Mickey wept. I can see him now, tears running down his cheeks, this young man who was bowling the girls over and copping a little feel whenever he could. Suddenly there was returned to us a small boy who was bitterly disappointed because he was missing a football game.
[Many child stars couldn't adjust to life in the real world after their careers in films ended].
"After her divorce from David May, Ann Rutherford eventually married producer William Dozier. Having taken to the 'lovely life' of movie stardom 'like a duck to water,' Ann happily retired to spend her full time with her daughter and stepdaughter - Dozier's child by Joan Fontaine. Because of Bill's position, Ann maintained contact with the film community and didn't miss acting.
"A few years ago, Ann acceded to a producer friend's request and returned to MGM for a picture called They Only Kill Their Masters. Movie making had changed during the years Ann stayed at home.
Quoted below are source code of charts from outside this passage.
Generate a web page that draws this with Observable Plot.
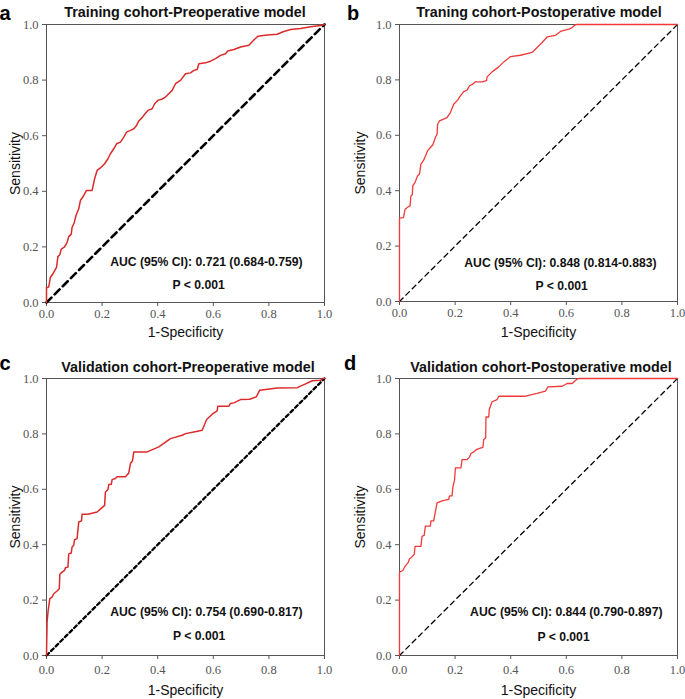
<!DOCTYPE html>
<html>
<head>
<meta charset="utf-8">
<script src="https://cdn.jsdelivr.net/npm/d3@7"></script>
<script src="https://cdn.jsdelivr.net/npm/@observablehq/plot@0.6"></script>
<style>
  html, body { margin: 0; padding: 0; background: #fff; }
  #root { position: relative; width: 685px; height: 699px; overflow: hidden; }
  .panel { position: absolute; }
</style>
</head>
<body>
<div id="root"></div>
<script>
// ---- data ----
const panelLetters = ["a", "b", "c", "d"];
const panelTitles = [
  "Training cohort-Preoperative model",
  "Traning cohort-Postoperative model",
  "Validation cohort-Preoperative model",
  "Validation cohort-Postoperative model"
];
const aucLabels = [
  "AUC (95% CI): 0.721 (0.684-0.759)",
  "AUC (95% CI): 0.848 (0.814-0.883)",
  "AUC (95% CI): 0.754 (0.690-0.817)",
  "AUC (95% CI): 0.844 (0.790-0.897)"
];
const pLabel = "P < 0.001";
const xTicks = [0, 0.2, 0.4, 0.6, 0.8, 1.0];
const yTicks = [0, 0.2, 0.4, 0.6, 0.8, 1.0];
const xTitle = "1-Specificity";
const yTitle = "Sensitivity";

const aFpr = [0,0,0.002,0.008,0.014,0.026,0.036,0.041,0.048,0.053,0.065,0.074,0.080,0.089,0.092,0.100,0.106,0.116,0.122,0.134,0.144,0.164,0.173,0.182,0.194,0.209,0.221,0.230,0.242,0.252,0.266,0.278,0.288,0.302,0.314,0.324,0.332,0.344,0.353,0.365,0.380,0.389,0.400,0.416,0.428,0.440,0.452,0.464,0.482,0.500,0.518,0.530,0.542,0.548,0.572,0.590,0.608,0.626,0.644,0.652,0.674,0.698,0.728,0.746,0.760,0.794,0.830,0.851,0.878,0.914,0.950,0.986,1];
const aTpr = [0,0.054,0.054,0.056,0.090,0.108,0.126,0.165,0.172,0.192,0.200,0.216,0.237,0.246,0.270,0.288,0.313,0.337,0.367,0.385,0.403,0.403,0.445,0.475,0.484,0.499,0.517,0.535,0.553,0.571,0.577,0.595,0.613,0.619,0.625,0.637,0.653,0.665,0.677,0.691,0.697,0.715,0.727,0.732,0.739,0.751,0.763,0.787,0.799,0.823,0.826,0.835,0.838,0.859,0.862,0.868,0.877,0.889,0.895,0.905,0.910,0.919,0.925,0.944,0.958,0.962,0.965,0.974,0.982,0.986,0.992,0.996,1];

const bFpr = [0,0,0.014,0.020,0.032,0.038,0.041,0.046,0.048,0.056,0.065,0.072,0.077,0.087,0.096,0.101,0.111,0.120,0.129,0.135,0.137,0.144,0.171,0.183,0.195,0.209,0.219,0.231,0.243,0.252,0.264,0.273,0.297,0.313,0.315,0.333,0.357,0.375,0.399,0.435,0.477,0.495,0.513,0.531,0.561,0.579,0.609,0.621,0.633,0.637,1];
const bTpr = [0,0.301,0.303,0.333,0.342,0.345,0.381,0.385,0.418,0.430,0.454,0.460,0.496,0.510,0.532,0.544,0.556,0.566,0.592,0.604,0.640,0.652,0.664,0.682,0.712,0.727,0.742,0.758,0.763,0.779,0.785,0.793,0.793,0.797,0.811,0.829,0.847,0.865,0.884,0.889,0.899,0.917,0.935,0.955,0.961,0.975,0.983,0.989,0.999,1,1];

const cFpr = [0,0.002,0.006,0.012,0.020,0.026,0.038,0.046,0.048,0.056,0.065,0.068,0.077,0.080,0.089,0.092,0.098,0.101,0.110,0.116,0.126,0.128,0.149,0.182,0.200,0.209,0.212,0.221,0.224,0.233,0.236,0.248,0.254,0.284,0.296,0.302,0.309,0.314,0.362,0.404,0.446,0.488,0.500,0.530,0.560,0.576,0.596,0.614,0.616,0.656,0.662,0.674,0.698,0.731,0.755,0.767,0.830,0.902,0.926,0.956,0.986,0.992,1];
const cTpr = [0,0.120,0.163,0.205,0.211,0.223,0.233,0.241,0.293,0.301,0.307,0.317,0.319,0.367,0.370,0.392,0.398,0.418,0.422,0.482,0.486,0.510,0.510,0.518,0.534,0.542,0.590,0.599,0.617,0.618,0.635,0.639,0.645,0.645,0.659,0.693,0.702,0.735,0.735,0.753,0.783,0.795,0.801,0.807,0.813,0.852,0.871,0.883,0.900,0.900,0.910,0.912,0.924,0.925,0.934,0.958,0.966,0.967,0.978,0.992,0.994,1,1];

const dFpr = [0,0,0.012,0.020,0.032,0.036,0.044,0.053,0.056,0.077,0.081,0.089,0.093,0.111,0.113,0.123,0.135,0.153,0.177,0.180,0.189,0.192,0.198,0.201,0.221,0.225,0.243,0.252,0.257,0.267,0.276,0.291,0.300,0.303,0.310,0.311,0.321,0.323,0.333,0.351,0.357,0.453,0.495,0.525,0.534,0.585,0.603,0.621,0.639,0.645,1];
const dTpr = [0,0.301,0.307,0.322,0.337,0.349,0.355,0.365,0.394,0.394,0.430,0.434,0.467,0.467,0.486,0.486,0.551,0.558,0.564,0.576,0.576,0.608,0.633,0.677,0.677,0.707,0.707,0.717,0.729,0.735,0.743,0.749,0.751,0.780,0.786,0.861,0.861,0.888,0.916,0.924,0.936,0.936,0.946,0.954,0.970,0.972,0.982,0.982,0.998,1,1];

const diag = [0, 1];

// ---- layout / styles (not data) ----
const panels = [
  {fpr: aFpr, tpr: aTpr, left: 0, top: 0, w: 340, h: 345, m: [24, 16, 43, 46], red: "#dc2a2a", rw: 1.5,
   dash: "7,4.5", dw: 2.6, aucX: 0.575, aucY: 0.144, pX: 0.547, pY: 0.061, tickPad: 2.5, xlabDy: 30,
   titleX: 185, titleY: 16.5, letterX: 5, ylabX: 15},
  {fpr: bFpr, tpr: bTpr, left: 340, top: 0, w: 345, h: 345, m: [24, 8, 44, 59], red: "#f03a3a", rw: 1.3,
   dash: "5,4", dw: 1.3, aucX: 0.579, aucY: 0.137, pX: 0.583, pY: 0.054, tickPad: 2.5, xlabDy: 31,
   titleX: 199, titleY: 17, letterX: 13, ylabX: 20},
  {fpr: cFpr, tpr: cTpr, left: 0, top: 350, w: 340, h: 349, m: [28, 16, 44, 46], red: "#dc2a2a", rw: 1.5,
   dash: "3.5,3", dw: 2.3, aucX: 0.575, aucY: 0.156, pX: 0.549, pY: 0.069, tickPad: 6, xlabDy: 35,
   titleX: 188, titleY: 21.5, letterX: 5, ylabX: 15},
  {fpr: dFpr, tpr: dTpr, left: 340, top: 350, w: 345, h: 349, m: [28, 8, 44, 59], red: "#f03a3a", rw: 1.3,
   dash: "5,4", dw: 1.3, aucX: 0.600, aucY: 0.156, pX: 0.590, pY: 0.066, tickPad: 6, xlabDy: 35,
   titleX: 201, titleY: 21.5, letterX: 10, ylabX: 20}
];

const root = document.getElementById("root");
const sans = "Liberation Sans";
const serif = "Liberation Serif";

panels.forEach((p, i) => {
  const [mt, mr, mb, ml] = p.m;
  const pts = p.fpr.map((x, k) => ({x, y: p.tpr[k]}));
  const chart = Plot.plot({
    width: p.w,
    height: p.h,
    marginTop: mt, marginRight: mr, marginBottom: mb, marginLeft: ml,
    style: `background: transparent; overflow: visible;`,
    x: {domain: [0, 1], label: null},
    y: {domain: [0, 1], label: null},
    marks: [
      Plot.axisX({ticks: xTicks, tickSize: 4, text: null, stroke: "#555", label: null}),
      Plot.axisY({ticks: yTicks, tickSize: 4, text: null, stroke: "#555", label: null}),
      Plot.text(xTicks, {x: d => d, frameAnchor: "bottom", dy: 4 + p.tickPad, lineAnchor: "top", text: d3.format(".1f"), fontFamily: serif, fontSize: 12.5, fill: "#555"}),
      Plot.text(yTicks, {y: d => d, frameAnchor: "left", dx: -8, textAnchor: "end", text: d3.format(".1f"), fontFamily: serif, fontSize: 12.5, fill: "#555"}),
      Plot.frame({stroke: "#555", strokeWidth: 1}),
      Plot.line(diag.map(v => ({x: v, y: v})), {x: "x", y: "y", stroke: "#000", strokeWidth: p.dw, strokeDasharray: p.dash}),
      Plot.line(pts, {x: "x", y: "y", stroke: p.red, strokeWidth: p.rw, curve: "linear"}),
      Plot.text([aucLabels[i]], {x: p.aucX, y: p.aucY, text: d => d, fontFamily: sans, fontWeight: "bold", fontSize: 12.2, fill: "#111"}),
      Plot.text([pLabel], {x: p.pX, y: p.pY, text: d => d, fontFamily: sans, fontWeight: "bold", fontSize: 12.2, fill: "#111"}),
      Plot.text([xTitle], {frameAnchor: "bottom", dy: p.xlabDy, lineAnchor: "middle", textAnchor: "middle", text: d => d, fontFamily: sans, fontSize: 14, fill: "#111"}),
      Plot.text([yTitle], {frameAnchor: "left", dx: -(ml - p.ylabX), rotate: -90, lineAnchor: "middle", textAnchor: "middle", text: d => d, fontFamily: sans, fontSize: 14, fill: "#111"})
    ]
  });
  const wrap = document.createElement("div");
  wrap.className = "panel";
  wrap.style.left = p.left + "px";
  wrap.style.top = p.top + "px";
  wrap.appendChild(chart);

  const svg = d3.select(chart);
  svg.append("text")
    .attr("x", p.titleX).attr("y", p.titleY)
    .attr("text-anchor", "middle")
    .attr("font-family", sans).attr("font-weight", "bold").attr("font-size", 14.3)
    .attr("fill", "#111")
    .text(panelTitles[i]);
  svg.append("text")
    .attr("x", p.letterX).attr("y", 20)
    .attr("font-family", sans).attr("font-weight", "bold").attr("font-size", 20)
    .attr("fill", "#000")
    .text(panelLetters[i]);
  root.appendChild(wrap);
});
</script>
</body>
</html>
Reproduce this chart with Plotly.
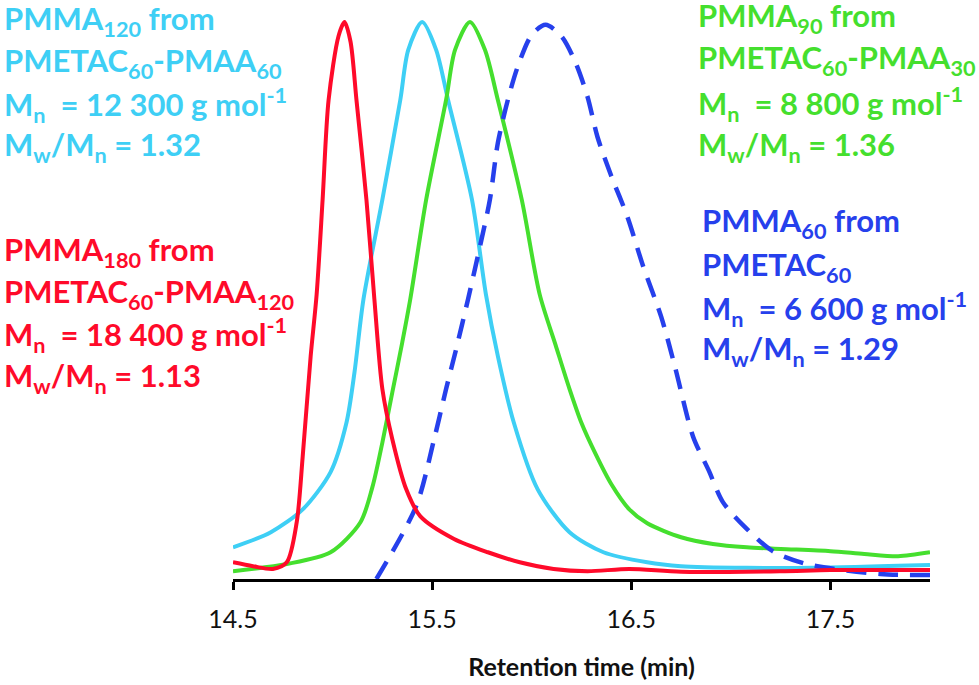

In my day, the women had to be in makeup no later than six forty-five. By the time we had our hair shampooed and set and sat under the dryer - we all had long hair then - had our makeup put on, reported to the set, waited while they finished setting up, and rehearsed the scene, nobody exposed a foot of film before ten A.M. So at least we had a chance to wake up and have a glass of orange juice and look alert.
Before I started shooting They Only Kill Their Masters, I went back to MGM to sign my contract. I checked the shooting log, and said, "What's with wardrobe?"
The man said, "Wardrobe? It's been vacant for years." I remembered standing inside this teeming building, staring up through the winding banister at four floors of costumes from every picture MGM ever made. Now it was kaput. So I said, "Well, I better go over and check with the makeup department."
The man said, "There is no makeup department. You get made up on the set."
An alarm went off in my brain. "You mean one of those tacky dressing tables with lights around it, right out in public on the set?" He said, sure, it would just take a minute to make me up. "What about my hair?" I asked.
"The makeup woman has a curling iron. She'll do your hair. If you can get here at seven-thirty, you can start shooting at eight."
"All this in half an hour? I don't even dress to go to the supermarket in half an hour. I'll tell you what: I will arrive at seven-thirty already made up, with my hair done. If they don't like what they see, let them change it a little, but I am not permitting a total stranger to draw funny eyebrows on me and a mouth like a cupid's bow."
I think I retired in time. I don't know how women today survive in motion pictures. Imagine exposing film at eight o'clock in the morning! It's so tacky.
[Child stars reflect on their lives in different ways, some with fondness, other with bitterness].
"Ann Rutherford recommends the experience to anybody. 'But you have to know when to quit.'
"One day, Ann got off early from the studio. Her daughter, Gloria, was four and Ann told the nurse, 'I'll take her this afternoon.' But Gloria was playing with the nurse and didn't want to go with Ann. Ann sat on the stairs and asked herself, 'What am I doing, letting a strange woman raise my daughter?' So she quit acting.
"Then, when Gloria was nine, she came home from school one day, depressed. 'What's your problem?' Ann asked.
"'Everybody in my room's somebody, and I'm nobody,' Gloria told her mother.
"'What are you talking about?' Ann asked.
"'Tish's mother is Ann Sothern. She's on television.'
Gloria reeled off the names of others who were 'somebody.'
"'I used to be a somebody,' Ann said.
"'You never were,' her daughter admonished her.
"'Yes, I was,' Ann insisted.
"She started doing quiz shows. Her daughter 'became a midget Mrs. Temple,' Ann reported. 'I'd come home and this little thing in her nightgown would be sitting on the stairs with her arms folded and she'd say, "Don't you ever wear that blouse again. You looked like you were in the bathtub. The camera just got your shoulders. I'm very embarassed."' Still, Ann recalled, her appearing on those TV quiz shows enabled Gloria to hold her head up in school. She was somebody again."